In my creative nonfiction meditation included in this special collection, "Gardens of Longing: A Memoir in Stolen Cuttings, Hoarded Seeds," I hope I show how the gardens we plant for ourselves are a hopeful, wistful, always nostalgic mingling of longing and belonging, comprising the places and their essences we’ve lost, or on various journeys found.
"I cultivate a garden of stolen plants, the way the words of poems and stories in my rag-tag notebooks also make me what I want to be. Cultivate, I see, comes from colere—also meaning inhabit. Like sea creatures which inhabit others’ shells I borrow and then live inside a casing of inspiriting plants and trees for dapple and for shade, and tuck old worn stone figures among them, companions of my muse. This thieving reprehensible, perhaps, but something I can’t help. It’s essential to who I am, and the telling of that. I acquire plants the same way I buy books: believing each will give me finally exactly what I long for. My belonging and my home."

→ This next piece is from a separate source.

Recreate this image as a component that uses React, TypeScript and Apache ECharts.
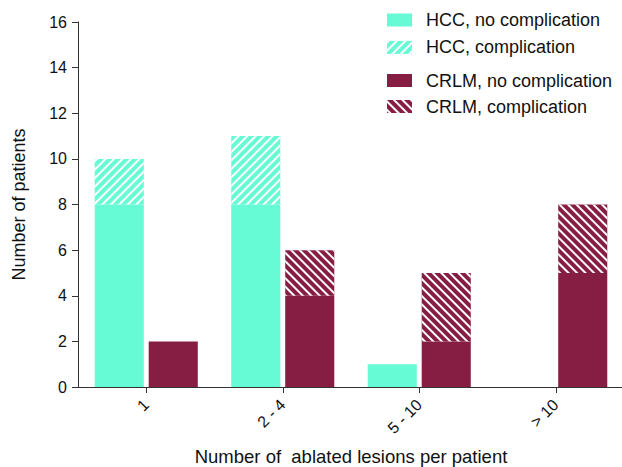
import React, { useEffect, useRef } from "react";
import * as echarts from "echarts";

const categories = ["1", "2 - 4", "5 - 10", "> 10"];
const hccNoComp = [8, 8, 1, 0];
const hccComp = [2, 3, 0, 0];
const crlmNoComp = [2, 4, 2, 5];
const crlmComp = [0, 2, 3, 3];
const yTicks = { min: 0, max: 16, interval: 2 };

const HCC = "#66FAD5";
const CRLM = "#861D42";
const FONT = "'Liberation Sans', Arial, Helvetica, sans-serif";
const TXT = "#111";

const hatch = (rot: number) => ({
  symbol: "rect",
  symbolSize: 1,
  dashArrayX: [1, 0],
  dashArrayY: [2, 4],
  rotation: rot,
  color: "#ffffff",
});

export default function App() {
  const ref = useRef<HTMLDivElement>(null);
  useEffect(() => {
    if (!ref.current) return;
    const chart = echarts.init(ref.current, null, { renderer: "svg" });
    const barCommon = {
      type: "bar" as const,
      barGap: "10%",
      barCategoryGap: "24.5%",
    };
    const legendCommon = {
      orient: "vertical" as const,
      left: 387,
      padding: 0,
      icon: "rect",
      itemWidth: 25,
      itemHeight: 13,
      textStyle: {
        fontFamily: FONT,
        fontSize: 18,
        color: TXT,
        lineHeight: 13,
        padding: [0, 0, 0, 9],
      },
    };
    chart.setOption({
      animation: false,
      textStyle: { fontFamily: FONT },
      legend: [
        {
          ...legendCommon,
          top: 11,
          itemGap: 9.4,
          data: ["HCC, no complication", "HCC, complication"],
        },
        {
          ...legendCommon,
          top: 71.5,
          itemGap: 8,
          data: ["CRLM, no complication", "CRLM, complication"],
        },
      ],
      grid: {
        left: 78,
        top: 22,
        width: 546,
        bottom: 80,
        containLabel: false,
        outerBoundsMode: "none",
      },
      xAxis: {
        type: "category",
        data: categories,
        name: "Number of  ablated lesions per patient",
        nameLocation: "middle",
        nameGap: 60,
        nameTextStyle: { fontFamily: FONT, fontSize: 18.5, color: TXT },
        axisLine: { show: true, lineStyle: { color: "#333", width: 1 } },
        axisTick: { show: true, alignWithLabel: true, length: 6, lineStyle: { color: "#333" } },
        axisLabel: {
          rotate: 45,
          fontFamily: FONT,
          fontSize: 16,
          color: TXT,
          margin: 15,
        },
        splitLine: { show: false },
      },
      yAxis: {
        type: "value",
        ...yTicks,
        name: "Number of patients",
        nameLocation: "middle",
        nameGap: 50,
        nameTextStyle: { fontFamily: FONT, fontSize: 18, color: TXT },
        axisLine: { show: true, lineStyle: { color: "#333", width: 1 } },
        axisTick: { show: true, length: 6, lineStyle: { color: "#333" } },
        axisLabel: { fontFamily: FONT, fontSize: 16, color: TXT, margin: 11 },
        splitLine: { show: false },
      },
      series: [
        {
          ...barCommon,
          name: "HCC, no complication",
          stack: "hcc",
          data: hccNoComp,
          itemStyle: { color: HCC },
        },
        {
          ...barCommon,
          name: "HCC, complication",
          stack: "hcc",
          data: hccComp,
          itemStyle: { color: HCC, decal: hatch(-Math.PI / 4) },
        },
        {
          ...barCommon,
          name: "CRLM, no complication",
          stack: "crlm",
          data: crlmNoComp,
          itemStyle: { color: CRLM },
        },
        {
          ...barCommon,
          name: "CRLM, complication",
          stack: "crlm",
          data: crlmComp,
          itemStyle: { color: CRLM, decal: hatch(Math.PI / 4) },
        },
      ],
    });
    return () => chart.dispose();
  }, []);
  return (
    <div
      ref={ref}
      style={{ position: "absolute", left: 0, top: 0, width: 622, height: 467 }}
    />
  );
}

Here, in my always ephemeral garden in Santa Cruz, I find
". . . the salvias and herbs and weathered stone, upstart yarrow, geraniums in every shade of pink, a little St. Jerome with his lion and book—all [these] elements assure me that this, my seat under the lichened pine with just a scrap of ocean view, a passing dog, a junco searching through the tangled grass, and all those cherished scraps of other times, elsewhere, is exactly where I belong."
I'm honored to have this rumination featured on the Catamaran website, and it can be found here.

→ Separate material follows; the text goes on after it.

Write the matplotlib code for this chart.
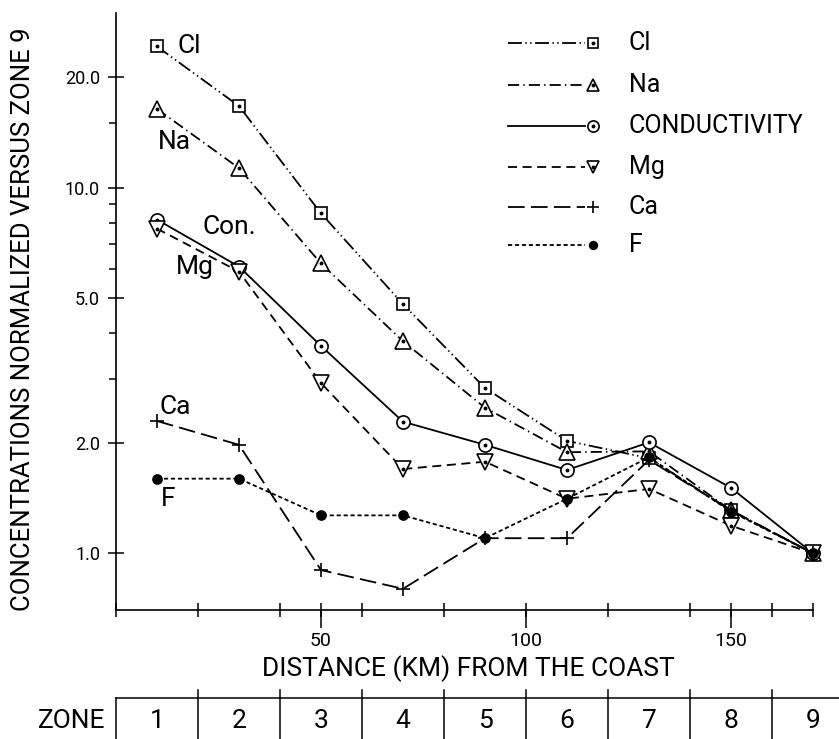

image: Andrea Johnson, cover artist
The dog’s ears, furred, furled,
fitting both palms
like home-knit childhood mittens
on a snowbound day, a day
for chicken soup
with noodles, rice, the green tang
of innocent celery, finely diced.
A day for Harriet the Spy
or Nancy Drew,
a mound of covers,
and this pert-eared dog on top,
listening constantly
for words promising things,
the faint but keenly studied evidence
of a pined-for and despaired-of
return. In the meantime
I rub her velvet ears, and they in turn
perfectly smooth my ruffled feathers,
settle into calm my rocking boat.
image: Regal Animal Hospital
Egret or white lily?
The purity,
the grace of throat,
of form—
either or both,
that long siphon of beauty
drinking in the long lagoon.
If not still here tomorrow,
then egret it will have
proven to be. Or maybe
Calla still, stolen away,
bestowed with flight.
images: Don Enright, Eric Hunt
James Merrill wrote in his memoir, A Different Person (1993), about visiting a doctor about his depression, saying that he didn't know how to live or how to love, he just knew how to write a poem. The doctor, he said, "listened closely, then acted with undreamed-of kindness and dispatch. 'Come with me,' he said, in a flash ushering me out of his downtown office and onto the back seat of a smart little pale-green motorscooter. I put my arms, as instructed, about his stout, gray-suited person, and off we went in sunlight, through traffic, under trees, past architecture, over the muddy river to lunch." (The Writer’s Almanac, 3/3/3)Our hope is that this collection of writing will give readers the same je ne sais quois that brief but immense lunchtime voyage gave us—encouragement for going on; inspiration to do something simply good for ourselves each ordinary day; a smile; a moment of respite or recognition; time out from global numbing; a pause for weirdness, wonder, and delight. We want to share what gives us pleasure or some keener satisfaction putting down as well as picking up.